En premier lieu, le Gouvernement représente les citoyens dans le cadre de l'habilitation que lui consent la représentation nationale, pour une période limitée et sur un domaine et des finalités précisément fixés.
En second lieu, et en tout état de cause, l'existence d'une délégation temporaire ne fait en rien obstacle à l'expression de ce consentement par le Parlement lui-même : ce consentement s'exprime non seulement lors du vote de la loi d'habilitation, mais en outre lors de l'examen du projet de loi de ratification.
Enfin, à suivre le raisonnement des requérants, l'habilitation de l'article 38 de la Constitution ne serait jamais possible, ainsi qu'il ressort du rapprochement des articles 6 et 14 de la Déclaration des droits de l'homme et du citoyen, qui se réfèrent tous deux aux « citoyens ou à leurs représentants » dans la formation de la loi ou le consentement à l'impôt.

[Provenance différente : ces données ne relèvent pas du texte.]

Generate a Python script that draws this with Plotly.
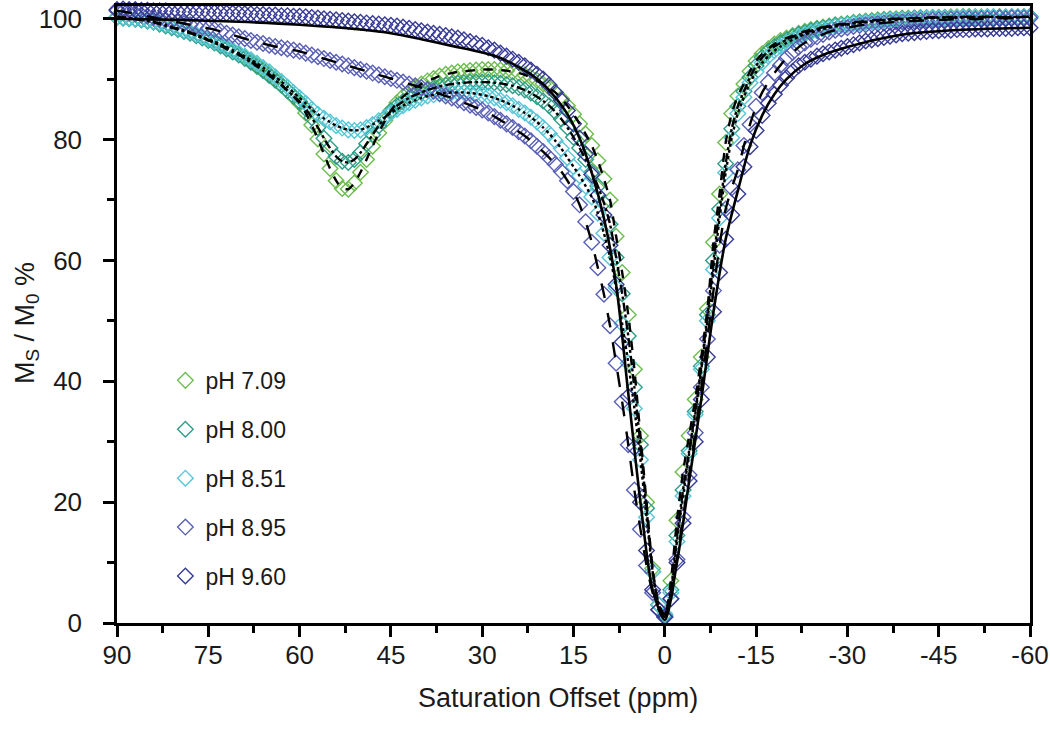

Rien ne justifie donc d'excepter les lois fiscales du champ des lois d'habilitation. Au demeurant, l'interprétation littérale, suggérée par les députés saisissants, de l'article 14 et donc de l'article 6 de la Déclaration ferait échec de manière générale à l'application de l'article 38 de la Constitution et dénaturerait sur un point majeur nos institutions. Elle méconnaîtrait enfin l'interprétation constante selon laquelle la loi, au sens de la Déclaration des droits de l'homme, a une signification matérielle et non organique et ne se réfère pas à une procédure déterminée d'élaboration.
Les termes de la Déclaration s'apprécient à la lumière de la répartition des compétences entre le pouvoir législatif et le pouvoir exécutif fixée par les articles 34, 37 et 38 de la Constitution.